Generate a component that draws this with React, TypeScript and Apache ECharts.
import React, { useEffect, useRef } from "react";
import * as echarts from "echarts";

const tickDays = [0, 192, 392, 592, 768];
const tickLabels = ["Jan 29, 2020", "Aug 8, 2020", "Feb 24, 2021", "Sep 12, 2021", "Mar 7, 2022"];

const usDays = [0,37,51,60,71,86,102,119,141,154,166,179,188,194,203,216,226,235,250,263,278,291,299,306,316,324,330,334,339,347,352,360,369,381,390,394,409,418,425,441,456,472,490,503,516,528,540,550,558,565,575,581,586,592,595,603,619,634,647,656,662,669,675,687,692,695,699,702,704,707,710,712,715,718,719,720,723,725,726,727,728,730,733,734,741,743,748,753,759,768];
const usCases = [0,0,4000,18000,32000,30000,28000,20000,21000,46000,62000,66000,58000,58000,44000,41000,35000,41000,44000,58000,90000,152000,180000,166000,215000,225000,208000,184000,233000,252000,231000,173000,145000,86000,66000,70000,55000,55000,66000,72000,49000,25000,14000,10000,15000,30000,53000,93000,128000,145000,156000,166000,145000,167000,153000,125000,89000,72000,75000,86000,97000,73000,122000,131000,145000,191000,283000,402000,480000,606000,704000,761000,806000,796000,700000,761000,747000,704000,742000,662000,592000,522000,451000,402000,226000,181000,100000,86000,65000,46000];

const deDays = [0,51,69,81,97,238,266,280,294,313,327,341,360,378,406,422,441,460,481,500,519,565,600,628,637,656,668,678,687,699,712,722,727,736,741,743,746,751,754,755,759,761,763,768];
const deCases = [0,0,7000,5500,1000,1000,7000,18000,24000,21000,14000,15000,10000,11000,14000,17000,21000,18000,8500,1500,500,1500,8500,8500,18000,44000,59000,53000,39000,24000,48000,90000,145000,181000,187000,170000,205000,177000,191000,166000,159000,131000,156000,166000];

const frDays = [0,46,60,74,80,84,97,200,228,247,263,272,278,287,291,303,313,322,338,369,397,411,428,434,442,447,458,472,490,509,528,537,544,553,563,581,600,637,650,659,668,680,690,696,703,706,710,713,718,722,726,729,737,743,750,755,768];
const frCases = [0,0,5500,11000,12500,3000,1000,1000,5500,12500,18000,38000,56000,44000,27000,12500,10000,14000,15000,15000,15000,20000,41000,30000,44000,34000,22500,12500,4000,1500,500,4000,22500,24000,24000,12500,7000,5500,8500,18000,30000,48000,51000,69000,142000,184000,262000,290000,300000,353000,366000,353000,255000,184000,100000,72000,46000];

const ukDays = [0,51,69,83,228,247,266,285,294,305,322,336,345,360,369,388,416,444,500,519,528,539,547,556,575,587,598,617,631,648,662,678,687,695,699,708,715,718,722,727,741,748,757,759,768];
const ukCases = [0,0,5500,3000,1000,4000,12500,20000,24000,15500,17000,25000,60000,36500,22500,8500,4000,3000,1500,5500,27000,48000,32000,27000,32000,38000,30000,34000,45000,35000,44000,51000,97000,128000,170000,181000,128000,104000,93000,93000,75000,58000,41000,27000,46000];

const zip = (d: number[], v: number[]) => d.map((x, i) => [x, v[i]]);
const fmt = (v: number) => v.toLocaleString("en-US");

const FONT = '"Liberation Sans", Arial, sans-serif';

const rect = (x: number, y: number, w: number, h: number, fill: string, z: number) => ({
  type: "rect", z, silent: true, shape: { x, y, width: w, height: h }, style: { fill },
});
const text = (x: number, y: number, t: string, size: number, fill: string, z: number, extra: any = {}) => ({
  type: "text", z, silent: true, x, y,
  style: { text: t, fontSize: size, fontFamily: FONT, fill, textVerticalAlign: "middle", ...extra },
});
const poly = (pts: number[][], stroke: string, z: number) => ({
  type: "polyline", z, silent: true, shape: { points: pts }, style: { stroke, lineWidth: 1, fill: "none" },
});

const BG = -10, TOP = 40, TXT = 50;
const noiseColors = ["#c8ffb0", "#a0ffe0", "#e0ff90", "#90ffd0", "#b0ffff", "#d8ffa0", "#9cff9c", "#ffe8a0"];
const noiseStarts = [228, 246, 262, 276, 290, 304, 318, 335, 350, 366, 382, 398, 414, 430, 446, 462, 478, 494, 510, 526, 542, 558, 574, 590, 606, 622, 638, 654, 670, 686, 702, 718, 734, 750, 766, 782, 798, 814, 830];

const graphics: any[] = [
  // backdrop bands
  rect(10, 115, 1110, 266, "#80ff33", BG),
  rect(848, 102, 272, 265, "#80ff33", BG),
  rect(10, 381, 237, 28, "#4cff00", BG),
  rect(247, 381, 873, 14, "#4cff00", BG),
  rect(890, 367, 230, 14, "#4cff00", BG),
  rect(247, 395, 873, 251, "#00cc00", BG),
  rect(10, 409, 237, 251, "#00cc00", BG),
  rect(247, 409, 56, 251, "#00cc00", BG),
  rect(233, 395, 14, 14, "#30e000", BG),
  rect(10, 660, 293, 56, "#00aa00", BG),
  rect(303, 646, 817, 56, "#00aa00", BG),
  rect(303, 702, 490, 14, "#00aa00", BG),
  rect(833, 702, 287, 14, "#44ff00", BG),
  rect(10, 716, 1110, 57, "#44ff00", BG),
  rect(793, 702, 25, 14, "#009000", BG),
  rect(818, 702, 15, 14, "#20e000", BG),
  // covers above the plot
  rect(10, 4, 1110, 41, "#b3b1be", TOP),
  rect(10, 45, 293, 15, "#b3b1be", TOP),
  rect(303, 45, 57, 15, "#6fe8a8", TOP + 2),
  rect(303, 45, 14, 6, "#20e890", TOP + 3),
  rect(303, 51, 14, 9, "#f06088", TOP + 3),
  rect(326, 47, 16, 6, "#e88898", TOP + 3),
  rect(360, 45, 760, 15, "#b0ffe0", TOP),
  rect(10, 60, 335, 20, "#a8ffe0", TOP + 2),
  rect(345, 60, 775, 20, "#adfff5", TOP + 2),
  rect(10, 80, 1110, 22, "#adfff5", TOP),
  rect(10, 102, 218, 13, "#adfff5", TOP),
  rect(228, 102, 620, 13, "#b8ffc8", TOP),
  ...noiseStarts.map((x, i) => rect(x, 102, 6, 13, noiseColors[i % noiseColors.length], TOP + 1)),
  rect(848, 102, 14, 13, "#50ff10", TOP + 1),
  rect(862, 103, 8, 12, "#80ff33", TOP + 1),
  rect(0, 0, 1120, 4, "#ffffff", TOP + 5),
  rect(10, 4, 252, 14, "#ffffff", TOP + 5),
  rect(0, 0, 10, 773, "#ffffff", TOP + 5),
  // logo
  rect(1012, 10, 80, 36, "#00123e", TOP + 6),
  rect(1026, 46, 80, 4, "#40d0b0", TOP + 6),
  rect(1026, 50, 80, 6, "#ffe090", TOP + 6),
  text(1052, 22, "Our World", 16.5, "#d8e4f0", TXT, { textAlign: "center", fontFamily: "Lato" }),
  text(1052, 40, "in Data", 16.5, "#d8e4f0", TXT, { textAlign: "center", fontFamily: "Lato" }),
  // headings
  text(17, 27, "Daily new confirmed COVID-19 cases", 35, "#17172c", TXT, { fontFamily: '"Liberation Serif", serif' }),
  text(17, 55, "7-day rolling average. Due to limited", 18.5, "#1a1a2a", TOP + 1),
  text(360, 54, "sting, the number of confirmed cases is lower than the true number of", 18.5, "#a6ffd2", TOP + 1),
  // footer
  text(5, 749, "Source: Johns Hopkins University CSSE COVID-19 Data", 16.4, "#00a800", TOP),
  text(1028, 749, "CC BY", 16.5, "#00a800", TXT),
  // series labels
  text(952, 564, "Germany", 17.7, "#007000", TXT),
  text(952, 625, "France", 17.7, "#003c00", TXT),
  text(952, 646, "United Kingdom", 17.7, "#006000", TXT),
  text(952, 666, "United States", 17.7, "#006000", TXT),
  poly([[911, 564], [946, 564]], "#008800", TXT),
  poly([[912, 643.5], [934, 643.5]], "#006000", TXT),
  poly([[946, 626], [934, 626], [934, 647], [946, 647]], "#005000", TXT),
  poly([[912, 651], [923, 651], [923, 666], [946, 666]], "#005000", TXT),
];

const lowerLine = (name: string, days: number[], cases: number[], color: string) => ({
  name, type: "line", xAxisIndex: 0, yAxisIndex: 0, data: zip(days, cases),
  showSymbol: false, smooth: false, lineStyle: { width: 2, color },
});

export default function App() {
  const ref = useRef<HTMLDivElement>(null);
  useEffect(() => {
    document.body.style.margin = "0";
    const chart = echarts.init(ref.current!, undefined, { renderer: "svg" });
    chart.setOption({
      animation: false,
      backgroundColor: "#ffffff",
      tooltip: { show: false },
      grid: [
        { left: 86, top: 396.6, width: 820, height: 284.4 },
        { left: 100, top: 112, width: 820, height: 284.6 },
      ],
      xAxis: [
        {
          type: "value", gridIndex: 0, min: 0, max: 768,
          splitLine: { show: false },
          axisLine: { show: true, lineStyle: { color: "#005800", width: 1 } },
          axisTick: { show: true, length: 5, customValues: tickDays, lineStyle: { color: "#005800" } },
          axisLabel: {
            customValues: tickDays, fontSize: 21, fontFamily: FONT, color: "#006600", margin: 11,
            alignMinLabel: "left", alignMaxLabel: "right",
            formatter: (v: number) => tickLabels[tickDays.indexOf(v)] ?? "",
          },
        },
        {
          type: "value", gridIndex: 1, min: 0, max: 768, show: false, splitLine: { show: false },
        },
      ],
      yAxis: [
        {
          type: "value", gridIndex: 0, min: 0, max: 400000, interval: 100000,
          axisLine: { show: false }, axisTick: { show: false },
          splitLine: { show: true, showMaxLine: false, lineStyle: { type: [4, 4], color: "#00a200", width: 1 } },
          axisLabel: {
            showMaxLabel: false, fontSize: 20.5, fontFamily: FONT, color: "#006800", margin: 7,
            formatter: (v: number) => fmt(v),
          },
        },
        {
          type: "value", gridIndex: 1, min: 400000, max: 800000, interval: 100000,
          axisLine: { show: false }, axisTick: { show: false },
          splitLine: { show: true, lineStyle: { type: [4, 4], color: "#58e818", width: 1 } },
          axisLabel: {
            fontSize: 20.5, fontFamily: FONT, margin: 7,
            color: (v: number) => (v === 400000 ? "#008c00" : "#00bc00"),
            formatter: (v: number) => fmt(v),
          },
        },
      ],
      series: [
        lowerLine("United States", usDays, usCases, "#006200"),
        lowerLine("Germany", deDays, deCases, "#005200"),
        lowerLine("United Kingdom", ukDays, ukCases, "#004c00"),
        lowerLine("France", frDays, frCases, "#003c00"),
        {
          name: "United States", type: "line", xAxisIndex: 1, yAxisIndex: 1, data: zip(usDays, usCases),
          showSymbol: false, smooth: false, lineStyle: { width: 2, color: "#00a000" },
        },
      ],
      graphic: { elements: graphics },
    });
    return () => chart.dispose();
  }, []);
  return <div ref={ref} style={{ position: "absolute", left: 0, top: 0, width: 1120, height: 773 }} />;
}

**Task prompt:**
Restate the listing exactly, starting at its first line and ending at the line where "import * as" occurs; include both and no other lines.

**Response to the task:**
Generate a component that draws this with React, TypeScript and Apache ECharts.
import React, { useEffect, useRef } from "react";
import * as echarts from "echarts";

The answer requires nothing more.